Steve Newman

Personal information
- Date of birth: December 29, 1953
- Place of birth: Seattle, Washington, United States
- Date of death: October 12, 2012 (aged 58)
- Place of death: United States
- Position: Forward

Senior career*
- Years: Team / Apps / (Gls)
- 1977–1978: Dallas Tornado / 0 / (0)
- 1978: Indianapolis Daredevils / 19 / (14)
- 1978–1979: Cleveland Force (indoor) / 7 / (0)
- 1979: Seattle Sounders / 1 / (0)
- 1980: Columbus Magic

= Steve Newman (soccer) =

American soccer player and coach

Steve Newman (December 29, 1953 – October 12, 2012) was an American soccer forward who played professionally in the North American Soccer League and American Soccer League.

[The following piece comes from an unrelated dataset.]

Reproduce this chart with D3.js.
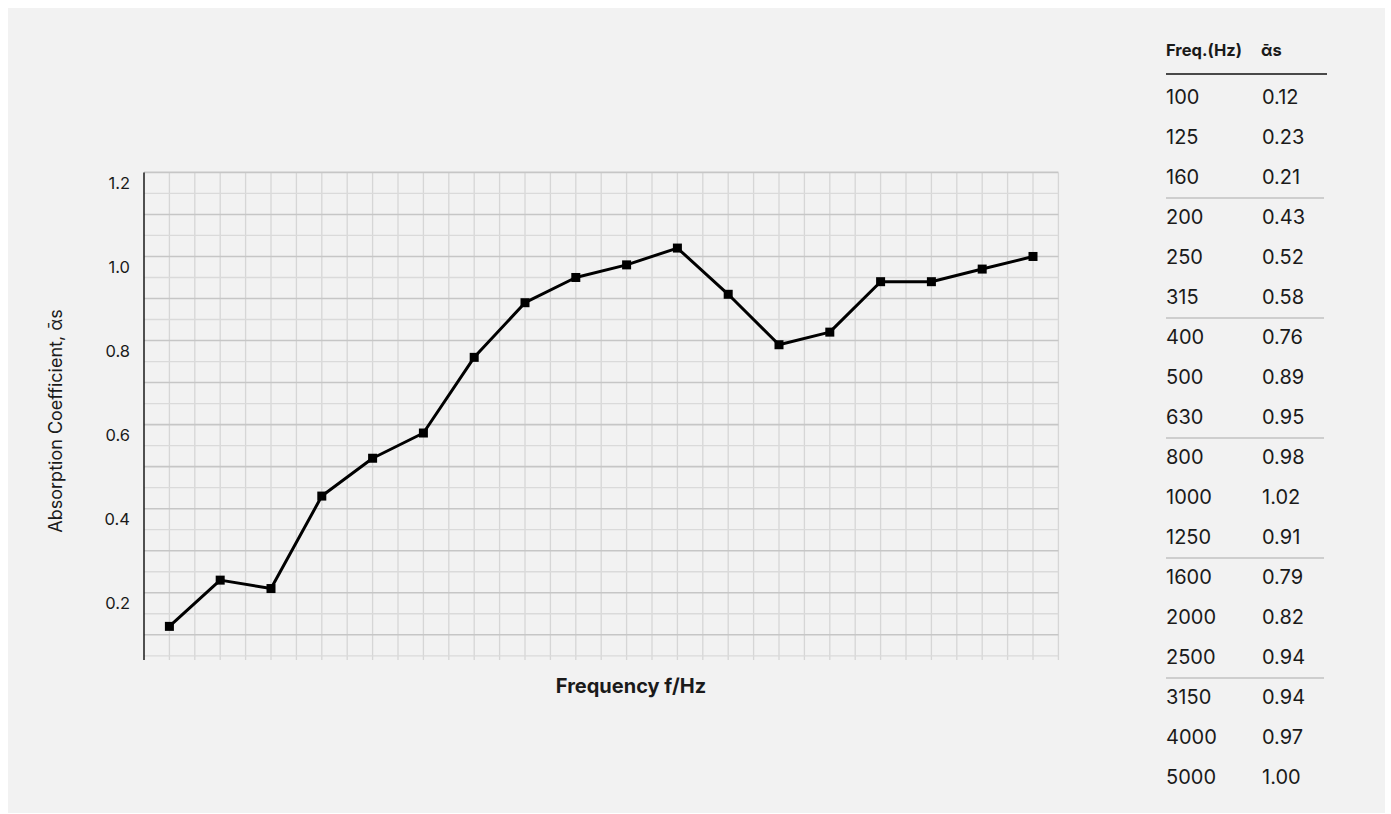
<!DOCTYPE html>
<html>
<head>
<meta charset="utf-8">
<script src="https://cdn.jsdelivr.net/npm/d3@7"></script>
<style>
  html, body { margin: 0; padding: 0; background: #ffffff; }
  svg { display: block; }
  text { font-family: Inter, "Noto Sans", "DejaVu Sans", sans-serif; fill: #1a1a1a; }
</style>
</head>
<body>
<script>
// ---- data ----
const frequencies = ["100","125","160","200","250","315","400","500","630","800","1000","1250","1600","2000","2500","3150","4000","5000"];
const absorption  = [0.12,0.23,0.21,0.43,0.52,0.58,0.76,0.89,0.95,0.98,1.02,0.91,0.79,0.82,0.94,0.94,0.97,1.00];
const absorptionLabels = ["0.12","0.23","0.21","0.43","0.52","0.58","0.76","0.89","0.95","0.98","1.02","0.91","0.79","0.82","0.94","0.94","0.97","1.00"];
const yTicks = [0.2,0.4,0.6,0.8,1.0,1.2];
const yTickLabels = ["0.2","0.4","0.6","0.8","1.0","1.2"];
const yTitle = "Absorption Coefficient, \u1FB1s";
const xTitle = "Frequency f/Hz";
const tableHeaders = ["Freq.(Hz)", "\u1FB1s"];

// ---- layout ----
const W = 1391, H = 814;
const svg = d3.select("body").append("svg").attr("width", W).attr("height", H);

svg.append("rect").attr("x", 8).attr("y", 8).attr("width", 1377).attr("height", H - 9).attr("fill", "#f2f2f2");

const plotLeft = 144, plotRight = 1058.4, plotTop = 172.4, plotBottom = 660;

const x = d3.scaleBand().domain(frequencies).range([plotLeft, plotRight]).padding(0);
const y = d3.scaleLinear().domain([0.04, 1.2]).range([plotBottom, plotTop]);

// vertical grid lines: band edges and centres
const vLines = [];
frequencies.forEach(f => { vLines.push(x(f)); vLines.push(x(f) + x.bandwidth() / 2); });
vLines.push(plotRight);
svg.append("g").selectAll("line").data(vLines.filter(v => v > plotLeft + 1)).join("line")
  .attr("x1", d => d).attr("x2", d => d)
  .attr("y1", plotTop).attr("y2", plotBottom)
  .attr("stroke", "#d6d6d6").attr("stroke-width", 1.3);

// horizontal grid lines every 0.05, darker every 0.1
const hVals = d3.range(24).map(i => +(1.2 - i * 0.05).toFixed(2));
svg.append("g").selectAll("line").data(hVals).join("line")
  .attr("x1", plotLeft).attr("x2", plotRight)
  .attr("y1", d => y(d)).attr("y2", d => y(d))
  .attr("stroke", (d, i) => (i % 2 === 0 ? "#c6c6c6" : "#dadada"))
  .attr("stroke-width", (d, i) => (i % 2 === 0 ? 1.6 : 1.3));

// left axis line
svg.append("line").attr("x1", plotLeft).attr("x2", plotLeft).attr("y1", plotTop).attr("y2", plotBottom)
  .attr("stroke", "#1a1a1a").attr("stroke-width", 1.5);

// y tick labels
svg.append("g").selectAll("text").data(yTicks).join("text")
  .attr("x", 130).attr("y", d => y(d) + 16.5)
  .attr("text-anchor", "end").attr("font-size", 16.5)
  .text((d, i) => yTickLabels[i]);

// titles
svg.append("text").attr("transform", "translate(61.5,421) rotate(-90)")
  .attr("text-anchor", "middle").attr("font-size", 18).text(yTitle);
svg.append("text").attr("x", 631).attr("y", 693).attr("text-anchor", "middle")
  .attr("font-size", 20).attr("font-weight", 700).text(xTitle);

// series line + markers
const pts = frequencies.map((f, i) => [x(f) + x.bandwidth() / 2, y(absorption[i])]);
svg.append("path").datum(pts)
  .attr("d", d3.line())
  .attr("fill", "none").attr("stroke", "#000").attr("stroke-width", 3).attr("stroke-linejoin", "round");
svg.append("g").selectAll("rect").data(pts).join("rect")
  .attr("x", d => d[0] - 4.5).attr("y", d => d[1] - 4.5)
  .attr("width", 9).attr("height", 9).attr("fill", "#000");

// ---- table ----
const tx1 = 1166, tx2 = 1262, rowY0 = 103.5, rowH = 40;
svg.append("text").attr("x", tx1).attr("y", 56).attr("font-size", 16.5).attr("font-weight", 700).text(tableHeaders[0]);
svg.append("text").attr("x", tx2 - 1).attr("y", 56).attr("font-size", 16.5).attr("font-weight", 700).text(tableHeaders[1]);
svg.append("line").attr("x1", tx1).attr("x2", 1327).attr("y1", 74).attr("y2", 74)
  .attr("stroke", "#111").attr("stroke-width", 1.3);

const rows = svg.append("g").selectAll("g").data(frequencies).join("g");
rows.append("text").attr("x", tx1).attr("y", (d, i) => rowY0 + i * rowH).attr("font-size", 20).text(d => d);
rows.append("text").attr("x", tx2).attr("y", (d, i) => rowY0 + i * rowH).attr("font-size", 20).text((d, i) => absorptionLabels[i]);

const seps = d3.range(2, frequencies.length - 1, 3);
svg.append("g").selectAll("line").data(seps).join("line")
  .attr("x1", tx1).attr("x2", 1324)
  .attr("y1", i => rowY0 + i * rowH + 14.5).attr("y2", i => rowY0 + i * rowH + 14.5)
  .attr("stroke", "#c2c2c2").attr("stroke-width", 1.5);
</script>
</body>
</html>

He spent two seasons with the Dallas Tornado in the North American Soccer League, but never cracked the first team. In 1978, he played for the Indianapolis Daredevils of the American Soccer League. In 1979, he played one game for the Seattle Sounders. He was the head coach of the Mercer Island High School boys' soccer team where he was the 2005 and 2009 King County 3A/2A Coach of the Year.

Newman died of a heart attack on October 12, 2012.